▶ **What this task involves**
Without the images, output each record below as it stands.

▶ **Exercise inputs**
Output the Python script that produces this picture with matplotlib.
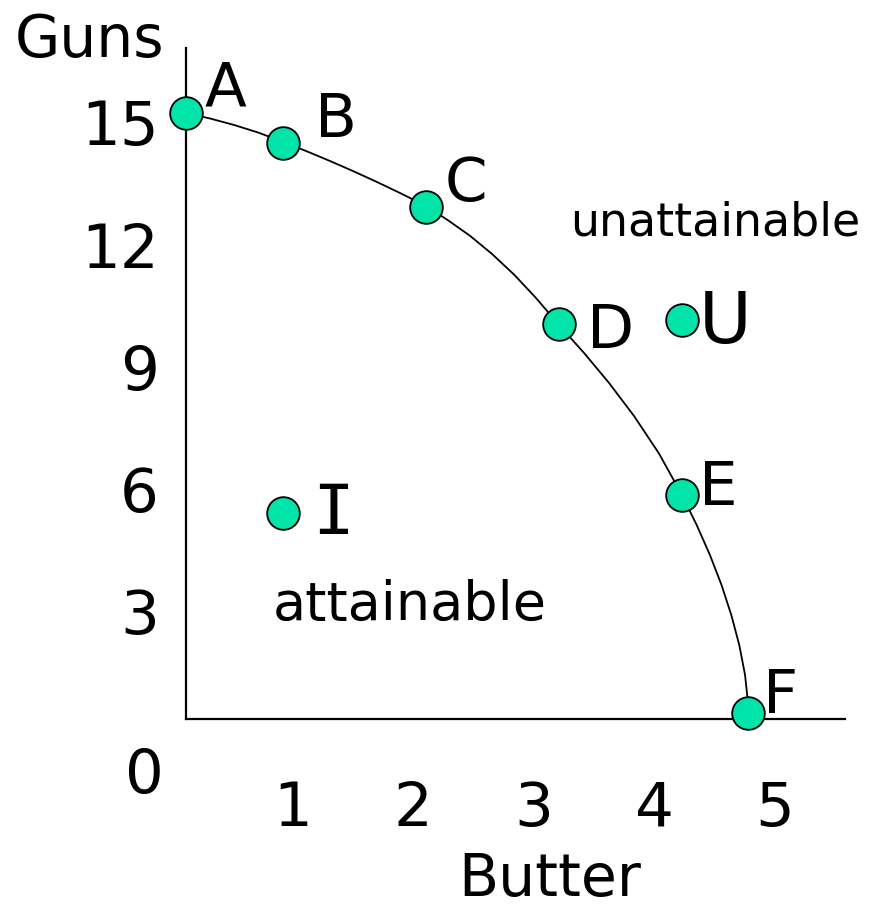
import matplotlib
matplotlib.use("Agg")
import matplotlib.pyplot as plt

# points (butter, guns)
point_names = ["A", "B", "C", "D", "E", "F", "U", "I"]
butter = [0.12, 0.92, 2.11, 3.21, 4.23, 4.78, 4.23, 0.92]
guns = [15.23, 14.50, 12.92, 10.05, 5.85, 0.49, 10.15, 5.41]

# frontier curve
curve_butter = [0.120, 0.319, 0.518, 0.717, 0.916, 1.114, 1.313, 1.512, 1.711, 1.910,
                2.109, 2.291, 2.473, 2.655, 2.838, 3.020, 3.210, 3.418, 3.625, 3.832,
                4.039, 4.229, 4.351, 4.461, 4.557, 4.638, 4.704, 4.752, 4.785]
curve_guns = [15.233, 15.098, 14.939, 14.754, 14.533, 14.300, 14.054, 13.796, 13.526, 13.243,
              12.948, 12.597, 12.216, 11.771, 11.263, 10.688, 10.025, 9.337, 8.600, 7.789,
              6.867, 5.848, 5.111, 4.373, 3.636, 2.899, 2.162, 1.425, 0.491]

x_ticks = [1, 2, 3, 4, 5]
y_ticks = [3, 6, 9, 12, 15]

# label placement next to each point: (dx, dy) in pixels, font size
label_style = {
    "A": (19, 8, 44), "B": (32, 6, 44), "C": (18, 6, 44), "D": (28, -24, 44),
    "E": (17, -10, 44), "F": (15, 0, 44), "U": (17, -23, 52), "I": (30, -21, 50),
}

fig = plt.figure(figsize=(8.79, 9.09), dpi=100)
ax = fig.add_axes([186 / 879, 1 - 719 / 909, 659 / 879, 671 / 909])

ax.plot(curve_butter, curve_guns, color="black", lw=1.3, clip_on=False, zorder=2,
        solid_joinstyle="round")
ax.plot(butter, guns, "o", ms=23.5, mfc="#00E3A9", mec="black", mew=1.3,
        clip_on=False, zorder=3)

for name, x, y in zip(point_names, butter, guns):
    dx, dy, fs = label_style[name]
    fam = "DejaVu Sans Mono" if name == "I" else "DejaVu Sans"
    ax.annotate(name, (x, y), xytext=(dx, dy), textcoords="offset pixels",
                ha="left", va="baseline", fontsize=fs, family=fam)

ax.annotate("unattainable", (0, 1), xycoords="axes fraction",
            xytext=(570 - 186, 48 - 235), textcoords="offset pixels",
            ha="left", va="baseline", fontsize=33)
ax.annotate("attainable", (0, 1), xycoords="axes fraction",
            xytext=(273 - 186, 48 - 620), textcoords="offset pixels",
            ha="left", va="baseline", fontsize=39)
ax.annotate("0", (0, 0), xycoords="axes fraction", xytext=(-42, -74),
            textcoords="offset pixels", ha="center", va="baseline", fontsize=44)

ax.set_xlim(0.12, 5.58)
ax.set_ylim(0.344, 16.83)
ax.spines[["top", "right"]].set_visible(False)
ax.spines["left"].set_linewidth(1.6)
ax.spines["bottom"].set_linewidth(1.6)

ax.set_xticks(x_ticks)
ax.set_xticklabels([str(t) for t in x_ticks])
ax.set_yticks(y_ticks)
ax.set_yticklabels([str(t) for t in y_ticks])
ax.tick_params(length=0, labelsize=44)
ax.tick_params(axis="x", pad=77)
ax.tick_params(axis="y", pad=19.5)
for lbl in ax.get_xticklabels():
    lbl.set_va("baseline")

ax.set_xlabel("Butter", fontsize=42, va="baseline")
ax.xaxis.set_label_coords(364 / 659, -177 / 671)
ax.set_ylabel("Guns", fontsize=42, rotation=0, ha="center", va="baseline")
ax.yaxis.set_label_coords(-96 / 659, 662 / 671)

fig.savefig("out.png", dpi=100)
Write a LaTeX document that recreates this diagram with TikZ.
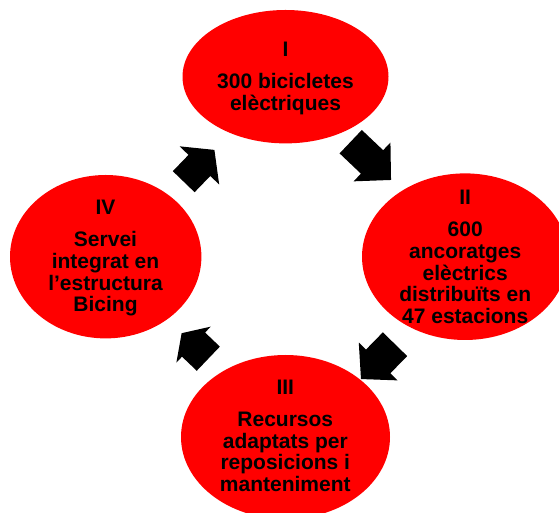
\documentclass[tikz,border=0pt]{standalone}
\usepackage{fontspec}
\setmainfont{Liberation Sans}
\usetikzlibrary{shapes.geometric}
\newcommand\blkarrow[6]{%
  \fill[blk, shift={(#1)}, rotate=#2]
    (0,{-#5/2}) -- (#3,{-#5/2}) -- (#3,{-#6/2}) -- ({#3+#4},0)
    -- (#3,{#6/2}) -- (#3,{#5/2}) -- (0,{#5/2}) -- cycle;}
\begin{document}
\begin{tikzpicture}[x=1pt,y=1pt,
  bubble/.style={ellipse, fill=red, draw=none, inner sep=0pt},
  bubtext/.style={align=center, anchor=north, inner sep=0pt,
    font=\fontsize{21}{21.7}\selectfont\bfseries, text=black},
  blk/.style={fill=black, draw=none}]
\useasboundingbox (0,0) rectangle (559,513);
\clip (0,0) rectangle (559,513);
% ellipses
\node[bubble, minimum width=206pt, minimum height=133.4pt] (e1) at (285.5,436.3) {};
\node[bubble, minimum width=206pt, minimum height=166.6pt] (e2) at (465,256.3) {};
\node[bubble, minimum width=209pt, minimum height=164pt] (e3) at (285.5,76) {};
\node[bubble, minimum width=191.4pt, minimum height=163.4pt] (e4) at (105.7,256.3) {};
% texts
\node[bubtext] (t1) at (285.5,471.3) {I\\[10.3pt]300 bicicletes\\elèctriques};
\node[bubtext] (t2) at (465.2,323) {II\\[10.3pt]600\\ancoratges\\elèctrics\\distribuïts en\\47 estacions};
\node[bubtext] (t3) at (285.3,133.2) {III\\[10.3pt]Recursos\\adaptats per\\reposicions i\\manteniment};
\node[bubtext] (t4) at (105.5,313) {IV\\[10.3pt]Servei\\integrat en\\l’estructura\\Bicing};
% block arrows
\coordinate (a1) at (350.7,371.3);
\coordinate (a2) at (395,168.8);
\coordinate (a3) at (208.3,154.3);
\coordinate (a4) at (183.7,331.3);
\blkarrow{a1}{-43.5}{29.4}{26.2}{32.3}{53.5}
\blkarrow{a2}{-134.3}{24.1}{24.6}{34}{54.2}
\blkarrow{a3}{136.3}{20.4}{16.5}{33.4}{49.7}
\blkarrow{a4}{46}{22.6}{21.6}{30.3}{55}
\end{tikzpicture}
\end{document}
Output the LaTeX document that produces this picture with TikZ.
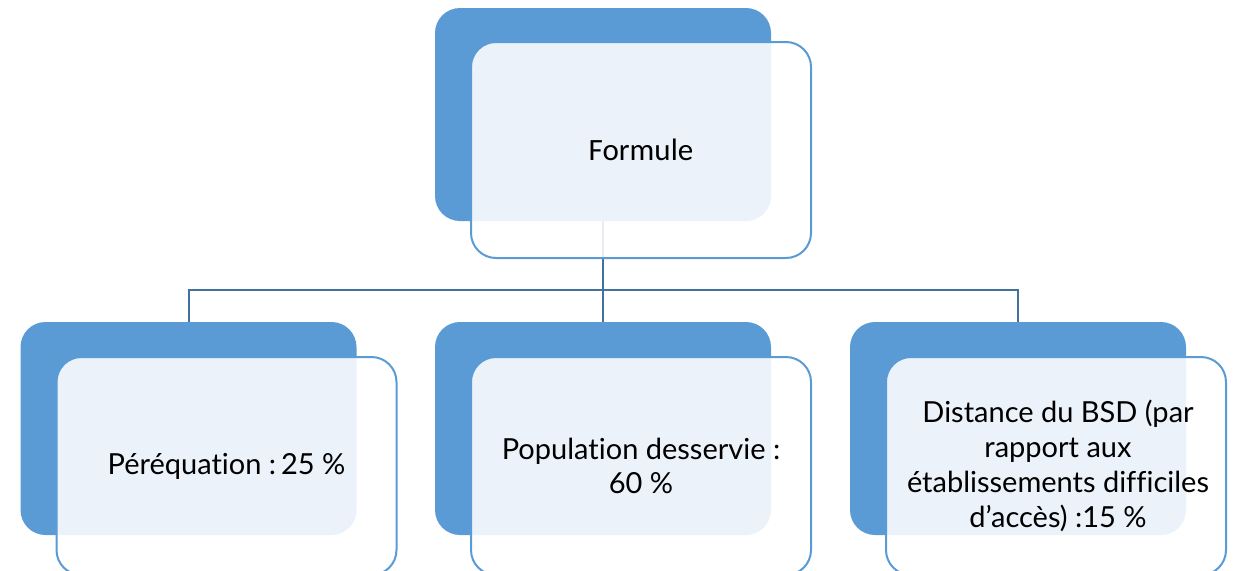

▶ **Solution to this task**
Output the Python script that produces this picture with matplotlib.
import matplotlib
matplotlib.use("Agg")
import matplotlib.pyplot as plt

# points (butter, guns)
point_names = ["A", "B", "C", "D", "E", "F", "U", "I"]
butter = [0.12, 0.92, 2.11, 3.21, 4.23, 4.78, 4.23, 0.92]
guns = [15.23, 14.50, 12.92, 10.05, 5.85, 0.49, 10.15, 5.41]

# frontier curve
curve_butter = [0.120, 0.319, 0.518, 0.717, 0.916, 1.114, 1.313, 1.512, 1.711, 1.910,
                2.109, 2.291, 2.473, 2.655, 2.838, 3.020, 3.210, 3.418, 3.625, 3.832,
                4.039, 4.229, 4.351, 4.461, 4.557, 4.638, 4.704, 4.752, 4.785]
curve_guns = [15.233, 15.098, 14.939, 14.754, 14.533, 14.300, 14.054, 13.796, 13.526, 13.243,
              12.948, 12.597, 12.216, 11.771, 11.263, 10.688, 10.025, 9.337, 8.600, 7.789,
              6.867, 5.848, 5.111, 4.373, 3.636, 2.899, 2.162, 1.425, 0.491]

x_ticks = [1, 2, 3, 4, 5]
y_ticks = [3, 6, 9, 12, 15]

# label placement next to each point: (dx, dy) in pixels, font size
label_style = {
    "A": (19, 8, 44), "B": (32, 6, 44), "C": (18, 6, 44), "D": (28, -24, 44),
    "E": (17, -10, 44), "F": (15, 0, 44), "U": (17, -23, 52), "I": (30, -21, 50),
}

fig = plt.figure(figsize=(8.79, 9.09), dpi=100)
ax = fig.add_axes([186 / 879, 1 - 719 / 909, 659 / 879, 671 / 909])

ax.plot(curve_butter, curve_guns, color="black", lw=1.3, clip_on=False, zorder=2,
        solid_joinstyle="round")
ax.plot(butter, guns, "o", ms=23.5, mfc="#00E3A9", mec="black", mew=1.3,
        clip_on=False, zorder=3)

for name, x, y in zip(point_names, butter, guns):
    dx, dy, fs = label_style[name]
    fam = "DejaVu Sans Mono" if name == "I" else "DejaVu Sans"
    ax.annotate(name, (x, y), xytext=(dx, dy), textcoords="offset pixels",
                ha="left", va="baseline", fontsize=fs, family=fam)

ax.annotate("unattainable", (0, 1), xycoords="axes fraction",
            xytext=(570 - 186, 48 - 235), textcoords="offset pixels",
            ha="left", va="baseline", fontsize=33)
ax.annotate("attainable", (0, 1), xycoords="axes fraction",
            xytext=(273 - 186, 48 - 620), textcoords="offset pixels",
            ha="left", va="baseline", fontsize=39)
ax.annotate("0", (0, 0), xycoords="axes fraction", xytext=(-42, -74),
            textcoords="offset pixels", ha="center", va="baseline", fontsize=44)

ax.set_xlim(0.12, 5.58)
ax.set_ylim(0.344, 16.83)
ax.spines[["top", "right"]].set_visible(False)
ax.spines["left"].set_linewidth(1.6)
ax.spines["bottom"].set_linewidth(1.6)

ax.set_xticks(x_ticks)
ax.set_xticklabels([str(t) for t in x_ticks])
ax.set_yticks(y_ticks)
ax.set_yticklabels([str(t) for t in y_ticks])
ax.tick_params(length=0, labelsize=44)
ax.tick_params(axis="x", pad=77)
ax.tick_params(axis="y", pad=19.5)
for lbl in ax.get_xticklabels():
    lbl.set_va("baseline")

ax.set_xlabel("Butter", fontsize=42, va="baseline")
ax.xaxis.set_label_coords(364 / 659, -177 / 671)
ax.set_ylabel("Guns", fontsize=42, rotation=0, ha="center", va="baseline")
ax.yaxis.set_label_coords(-96 / 659, 662 / 671)

fig.savefig("out.png", dpi=100)
Write a LaTeX document that recreates this diagram with TikZ.
\documentclass[tikz,border=0pt]{standalone}
\usepackage{fontspec}
\setmainfont{Liberation Sans}
\usetikzlibrary{shapes.geometric}
\newcommand\blkarrow[6]{%
  \fill[blk, shift={(#1)}, rotate=#2]
    (0,{-#5/2}) -- (#3,{-#5/2}) -- (#3,{-#6/2}) -- ({#3+#4},0)
    -- (#3,{#6/2}) -- (#3,{#5/2}) -- (0,{#5/2}) -- cycle;}
\begin{document}
\begin{tikzpicture}[x=1pt,y=1pt,
  bubble/.style={ellipse, fill=red, draw=none, inner sep=0pt},
  bubtext/.style={align=center, anchor=north, inner sep=0pt,
    font=\fontsize{21}{21.7}\selectfont\bfseries, text=black},
  blk/.style={fill=black, draw=none}]
\useasboundingbox (0,0) rectangle (559,513);
\clip (0,0) rectangle (559,513);
% ellipses
\node[bubble, minimum width=206pt, minimum height=133.4pt] (e1) at (285.5,436.3) {};
\node[bubble, minimum width=206pt, minimum height=166.6pt] (e2) at (465,256.3) {};
\node[bubble, minimum width=209pt, minimum height=164pt] (e3) at (285.5,76) {};
\node[bubble, minimum width=191.4pt, minimum height=163.4pt] (e4) at (105.7,256.3) {};
% texts
\node[bubtext] (t1) at (285.5,471.3) {I\\[10.3pt]300 bicicletes\\elèctriques};
\node[bubtext] (t2) at (465.2,323) {II\\[10.3pt]600\\ancoratges\\elèctrics\\distribuïts en\\47 estacions};
\node[bubtext] (t3) at (285.3,133.2) {III\\[10.3pt]Recursos\\adaptats per\\reposicions i\\manteniment};
\node[bubtext] (t4) at (105.5,313) {IV\\[10.3pt]Servei\\integrat en\\l’estructura\\Bicing};
% block arrows
\coordinate (a1) at (350.7,371.3);
\coordinate (a2) at (395,168.8);
\coordinate (a3) at (208.3,154.3);
\coordinate (a4) at (183.7,331.3);
\blkarrow{a1}{-43.5}{29.4}{26.2}{32.3}{53.5}
\blkarrow{a2}{-134.3}{24.1}{24.6}{34}{54.2}
\blkarrow{a3}{136.3}{20.4}{16.5}{33.4}{49.7}
\blkarrow{a4}{46}{22.6}{21.6}{30.3}{55}
\end{tikzpicture}
\end{document}
Output the LaTeX document that produces this picture with TikZ.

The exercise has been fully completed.